Scan the records below for the line with "Write a LaTeX" and the line with "(li) at (483,60)", and retype that range exactly, both ends included, pictures excepted.

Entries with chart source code
--------------------------------

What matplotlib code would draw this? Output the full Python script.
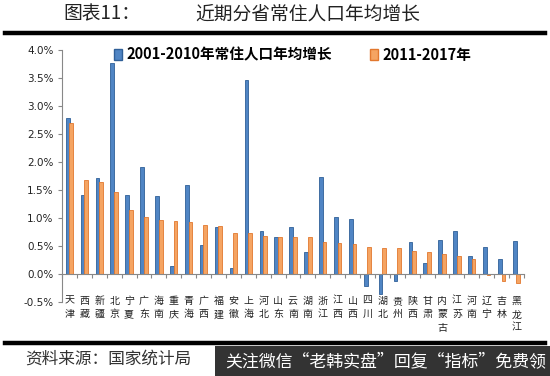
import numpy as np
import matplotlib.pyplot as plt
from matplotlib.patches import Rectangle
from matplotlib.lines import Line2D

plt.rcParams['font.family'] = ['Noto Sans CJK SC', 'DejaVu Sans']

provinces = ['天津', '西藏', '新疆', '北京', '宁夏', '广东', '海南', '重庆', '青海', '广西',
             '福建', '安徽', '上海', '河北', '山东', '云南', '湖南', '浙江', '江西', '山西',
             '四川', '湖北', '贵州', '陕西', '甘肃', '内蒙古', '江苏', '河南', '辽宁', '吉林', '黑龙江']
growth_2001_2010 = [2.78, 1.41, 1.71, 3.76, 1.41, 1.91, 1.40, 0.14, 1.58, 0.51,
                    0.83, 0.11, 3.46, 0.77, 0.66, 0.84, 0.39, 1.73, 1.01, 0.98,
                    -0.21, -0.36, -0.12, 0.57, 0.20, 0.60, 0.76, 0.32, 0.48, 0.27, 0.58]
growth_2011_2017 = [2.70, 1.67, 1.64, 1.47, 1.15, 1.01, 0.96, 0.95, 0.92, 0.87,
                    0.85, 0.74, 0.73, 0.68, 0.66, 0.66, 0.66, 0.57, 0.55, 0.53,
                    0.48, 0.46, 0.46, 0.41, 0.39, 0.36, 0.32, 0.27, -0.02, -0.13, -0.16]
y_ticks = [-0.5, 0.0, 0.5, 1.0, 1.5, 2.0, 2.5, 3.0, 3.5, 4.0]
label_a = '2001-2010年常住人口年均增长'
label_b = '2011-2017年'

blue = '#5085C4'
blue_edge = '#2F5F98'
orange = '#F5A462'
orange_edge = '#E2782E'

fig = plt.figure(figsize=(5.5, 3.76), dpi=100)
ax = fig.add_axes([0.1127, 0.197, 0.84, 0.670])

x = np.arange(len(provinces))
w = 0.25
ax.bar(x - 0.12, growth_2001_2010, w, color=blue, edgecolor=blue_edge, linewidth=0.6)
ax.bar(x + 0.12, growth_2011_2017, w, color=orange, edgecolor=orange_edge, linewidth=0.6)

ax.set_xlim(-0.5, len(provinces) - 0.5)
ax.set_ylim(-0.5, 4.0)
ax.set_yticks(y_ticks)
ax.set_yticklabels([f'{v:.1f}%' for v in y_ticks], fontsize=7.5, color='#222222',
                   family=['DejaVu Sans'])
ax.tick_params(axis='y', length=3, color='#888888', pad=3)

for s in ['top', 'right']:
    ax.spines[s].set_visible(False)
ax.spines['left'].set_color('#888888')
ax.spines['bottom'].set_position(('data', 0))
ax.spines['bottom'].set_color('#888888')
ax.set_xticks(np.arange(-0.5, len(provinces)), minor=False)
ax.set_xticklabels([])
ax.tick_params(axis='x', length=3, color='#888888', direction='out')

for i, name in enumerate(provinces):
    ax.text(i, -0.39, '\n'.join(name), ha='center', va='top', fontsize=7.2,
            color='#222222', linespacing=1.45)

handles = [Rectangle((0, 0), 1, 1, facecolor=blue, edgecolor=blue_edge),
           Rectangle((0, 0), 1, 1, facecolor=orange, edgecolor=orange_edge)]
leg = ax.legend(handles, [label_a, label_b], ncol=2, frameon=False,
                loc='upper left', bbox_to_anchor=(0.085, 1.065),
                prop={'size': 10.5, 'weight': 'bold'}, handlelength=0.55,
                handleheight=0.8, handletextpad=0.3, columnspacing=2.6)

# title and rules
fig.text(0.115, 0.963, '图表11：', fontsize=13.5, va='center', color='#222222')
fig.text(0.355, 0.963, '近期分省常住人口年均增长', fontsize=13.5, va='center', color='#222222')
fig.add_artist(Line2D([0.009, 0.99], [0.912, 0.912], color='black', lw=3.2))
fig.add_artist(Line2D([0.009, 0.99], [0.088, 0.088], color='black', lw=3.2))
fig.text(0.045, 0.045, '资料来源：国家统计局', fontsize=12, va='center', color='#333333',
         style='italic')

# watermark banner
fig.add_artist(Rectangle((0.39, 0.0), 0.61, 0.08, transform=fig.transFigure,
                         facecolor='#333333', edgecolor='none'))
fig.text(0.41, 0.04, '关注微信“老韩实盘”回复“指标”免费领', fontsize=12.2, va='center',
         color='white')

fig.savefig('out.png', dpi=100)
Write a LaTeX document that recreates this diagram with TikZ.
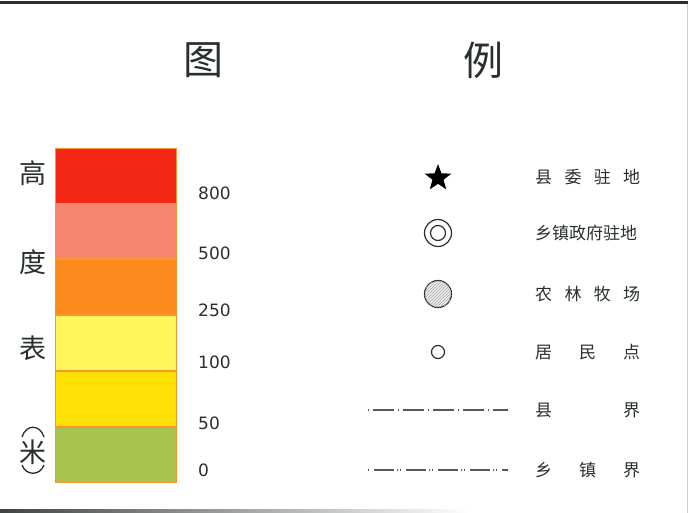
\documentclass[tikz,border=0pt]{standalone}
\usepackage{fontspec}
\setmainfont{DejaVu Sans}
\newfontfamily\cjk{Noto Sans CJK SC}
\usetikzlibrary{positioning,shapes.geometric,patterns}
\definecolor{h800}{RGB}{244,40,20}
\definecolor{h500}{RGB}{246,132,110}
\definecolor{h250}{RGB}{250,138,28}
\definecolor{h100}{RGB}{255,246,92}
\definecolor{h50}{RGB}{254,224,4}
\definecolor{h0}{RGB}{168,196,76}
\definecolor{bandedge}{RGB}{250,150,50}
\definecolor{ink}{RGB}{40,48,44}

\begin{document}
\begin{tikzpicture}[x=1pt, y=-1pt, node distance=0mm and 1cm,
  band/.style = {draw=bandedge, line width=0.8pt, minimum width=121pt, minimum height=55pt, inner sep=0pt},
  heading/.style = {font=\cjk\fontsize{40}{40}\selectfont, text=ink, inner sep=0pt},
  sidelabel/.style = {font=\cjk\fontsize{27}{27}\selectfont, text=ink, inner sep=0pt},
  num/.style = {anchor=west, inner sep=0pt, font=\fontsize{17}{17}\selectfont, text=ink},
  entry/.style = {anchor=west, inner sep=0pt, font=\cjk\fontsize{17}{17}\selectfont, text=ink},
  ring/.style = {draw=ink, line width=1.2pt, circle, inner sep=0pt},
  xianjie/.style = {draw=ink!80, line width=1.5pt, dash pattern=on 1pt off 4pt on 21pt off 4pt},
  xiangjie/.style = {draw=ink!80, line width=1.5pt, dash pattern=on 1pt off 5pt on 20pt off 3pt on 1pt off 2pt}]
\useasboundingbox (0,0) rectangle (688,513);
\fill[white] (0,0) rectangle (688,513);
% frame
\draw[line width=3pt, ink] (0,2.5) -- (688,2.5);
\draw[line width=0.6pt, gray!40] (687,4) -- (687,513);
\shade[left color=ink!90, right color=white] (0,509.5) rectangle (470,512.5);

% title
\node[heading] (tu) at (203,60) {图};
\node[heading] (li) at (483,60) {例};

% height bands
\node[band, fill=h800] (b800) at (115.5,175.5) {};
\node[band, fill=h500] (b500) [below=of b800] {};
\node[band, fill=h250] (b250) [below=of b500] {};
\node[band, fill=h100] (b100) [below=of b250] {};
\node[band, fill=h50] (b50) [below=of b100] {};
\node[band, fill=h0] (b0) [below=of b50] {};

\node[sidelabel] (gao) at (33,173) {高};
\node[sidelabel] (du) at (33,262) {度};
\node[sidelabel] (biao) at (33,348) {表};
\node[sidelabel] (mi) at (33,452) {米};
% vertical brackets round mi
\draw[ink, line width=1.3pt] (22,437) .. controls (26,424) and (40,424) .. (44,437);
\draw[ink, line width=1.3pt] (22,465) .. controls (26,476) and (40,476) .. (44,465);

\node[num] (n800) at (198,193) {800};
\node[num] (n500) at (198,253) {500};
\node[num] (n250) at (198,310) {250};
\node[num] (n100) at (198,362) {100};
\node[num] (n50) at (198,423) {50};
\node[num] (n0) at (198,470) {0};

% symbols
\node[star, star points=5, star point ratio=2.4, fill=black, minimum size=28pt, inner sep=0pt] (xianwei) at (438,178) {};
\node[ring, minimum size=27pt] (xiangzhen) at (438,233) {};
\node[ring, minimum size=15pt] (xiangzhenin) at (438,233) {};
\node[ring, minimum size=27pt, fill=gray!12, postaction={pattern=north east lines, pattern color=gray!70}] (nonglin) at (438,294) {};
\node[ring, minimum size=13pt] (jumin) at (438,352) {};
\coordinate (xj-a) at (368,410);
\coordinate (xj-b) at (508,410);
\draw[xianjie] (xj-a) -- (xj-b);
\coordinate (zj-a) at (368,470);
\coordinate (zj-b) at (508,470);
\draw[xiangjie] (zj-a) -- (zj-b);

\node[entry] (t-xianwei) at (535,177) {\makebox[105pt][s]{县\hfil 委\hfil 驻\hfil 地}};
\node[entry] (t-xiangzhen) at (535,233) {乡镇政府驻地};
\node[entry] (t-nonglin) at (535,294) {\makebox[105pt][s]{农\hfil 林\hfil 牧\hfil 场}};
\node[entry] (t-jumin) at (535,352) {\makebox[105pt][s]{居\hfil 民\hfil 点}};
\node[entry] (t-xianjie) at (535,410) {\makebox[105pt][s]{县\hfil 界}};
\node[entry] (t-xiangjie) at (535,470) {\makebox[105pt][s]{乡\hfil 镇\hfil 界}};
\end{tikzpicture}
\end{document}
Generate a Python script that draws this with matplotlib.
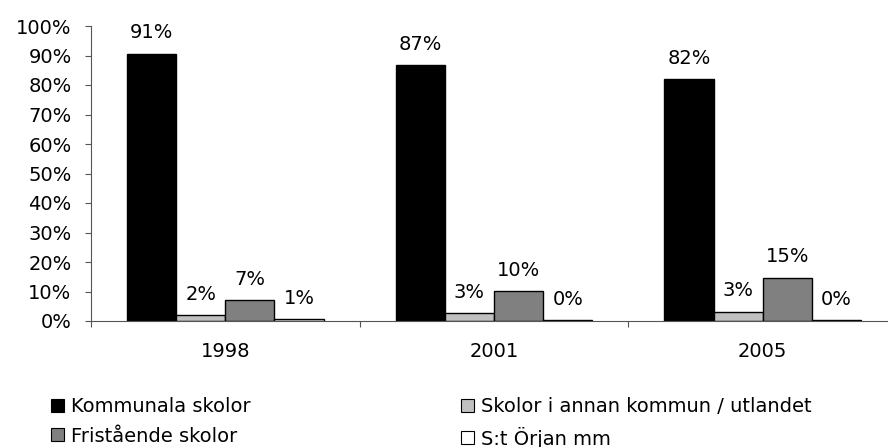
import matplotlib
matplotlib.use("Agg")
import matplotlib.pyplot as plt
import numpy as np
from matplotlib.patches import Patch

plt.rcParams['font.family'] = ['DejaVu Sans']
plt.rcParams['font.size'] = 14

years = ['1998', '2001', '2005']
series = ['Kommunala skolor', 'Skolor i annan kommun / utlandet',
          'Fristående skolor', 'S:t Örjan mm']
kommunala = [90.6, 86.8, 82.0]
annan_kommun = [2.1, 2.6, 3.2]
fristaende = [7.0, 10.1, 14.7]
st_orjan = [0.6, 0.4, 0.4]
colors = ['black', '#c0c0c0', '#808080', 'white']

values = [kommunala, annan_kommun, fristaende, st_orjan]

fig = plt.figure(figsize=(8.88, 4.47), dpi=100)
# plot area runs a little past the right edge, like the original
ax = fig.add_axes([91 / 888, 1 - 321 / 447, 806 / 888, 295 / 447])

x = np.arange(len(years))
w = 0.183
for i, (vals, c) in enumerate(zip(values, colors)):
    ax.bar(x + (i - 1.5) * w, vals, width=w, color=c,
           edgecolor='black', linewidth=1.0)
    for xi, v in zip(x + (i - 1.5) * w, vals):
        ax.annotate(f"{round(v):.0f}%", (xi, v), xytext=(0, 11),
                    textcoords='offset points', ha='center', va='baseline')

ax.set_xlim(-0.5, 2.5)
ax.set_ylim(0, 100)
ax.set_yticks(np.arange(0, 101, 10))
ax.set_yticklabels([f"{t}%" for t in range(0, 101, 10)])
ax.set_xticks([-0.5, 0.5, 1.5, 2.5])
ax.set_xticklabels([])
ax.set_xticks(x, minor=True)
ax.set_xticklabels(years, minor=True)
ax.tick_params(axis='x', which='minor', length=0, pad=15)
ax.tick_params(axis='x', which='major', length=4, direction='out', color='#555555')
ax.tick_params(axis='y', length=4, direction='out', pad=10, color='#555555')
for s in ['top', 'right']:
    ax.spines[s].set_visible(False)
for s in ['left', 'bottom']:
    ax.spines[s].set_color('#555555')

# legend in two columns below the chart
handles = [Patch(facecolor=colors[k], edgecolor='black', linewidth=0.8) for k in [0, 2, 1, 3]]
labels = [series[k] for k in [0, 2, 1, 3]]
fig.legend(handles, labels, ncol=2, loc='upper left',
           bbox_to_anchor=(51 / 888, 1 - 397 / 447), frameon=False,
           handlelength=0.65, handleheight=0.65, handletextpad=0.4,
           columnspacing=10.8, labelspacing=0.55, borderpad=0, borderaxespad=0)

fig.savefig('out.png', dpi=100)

--------------------------------

## WORKED ANSWER
Write a LaTeX document that recreates this diagram with TikZ.
\documentclass[tikz,border=0pt]{standalone}
\usepackage{fontspec}
\setmainfont{DejaVu Sans}
\newfontfamily\cjk{Noto Sans CJK SC}
\usetikzlibrary{positioning,shapes.geometric,patterns}
\definecolor{h800}{RGB}{244,40,20}
\definecolor{h500}{RGB}{246,132,110}
\definecolor{h250}{RGB}{250,138,28}
\definecolor{h100}{RGB}{255,246,92}
\definecolor{h50}{RGB}{254,224,4}
\definecolor{h0}{RGB}{168,196,76}
\definecolor{bandedge}{RGB}{250,150,50}
\definecolor{ink}{RGB}{40,48,44}

\begin{document}
\begin{tikzpicture}[x=1pt, y=-1pt, node distance=0mm and 1cm,
  band/.style = {draw=bandedge, line width=0.8pt, minimum width=121pt, minimum height=55pt, inner sep=0pt},
  heading/.style = {font=\cjk\fontsize{40}{40}\selectfont, text=ink, inner sep=0pt},
  sidelabel/.style = {font=\cjk\fontsize{27}{27}\selectfont, text=ink, inner sep=0pt},
  num/.style = {anchor=west, inner sep=0pt, font=\fontsize{17}{17}\selectfont, text=ink},
  entry/.style = {anchor=west, inner sep=0pt, font=\cjk\fontsize{17}{17}\selectfont, text=ink},
  ring/.style = {draw=ink, line width=1.2pt, circle, inner sep=0pt},
  xianjie/.style = {draw=ink!80, line width=1.5pt, dash pattern=on 1pt off 4pt on 21pt off 4pt},
  xiangjie/.style = {draw=ink!80, line width=1.5pt, dash pattern=on 1pt off 5pt on 20pt off 3pt on 1pt off 2pt}]
\useasboundingbox (0,0) rectangle (688,513);
\fill[white] (0,0) rectangle (688,513);
% frame
\draw[line width=3pt, ink] (0,2.5) -- (688,2.5);
\draw[line width=0.6pt, gray!40] (687,4) -- (687,513);
\shade[left color=ink!90, right color=white] (0,509.5) rectangle (470,512.5);

% title
\node[heading] (tu) at (203,60) {图};
\node[heading] (li) at (483,60) {例};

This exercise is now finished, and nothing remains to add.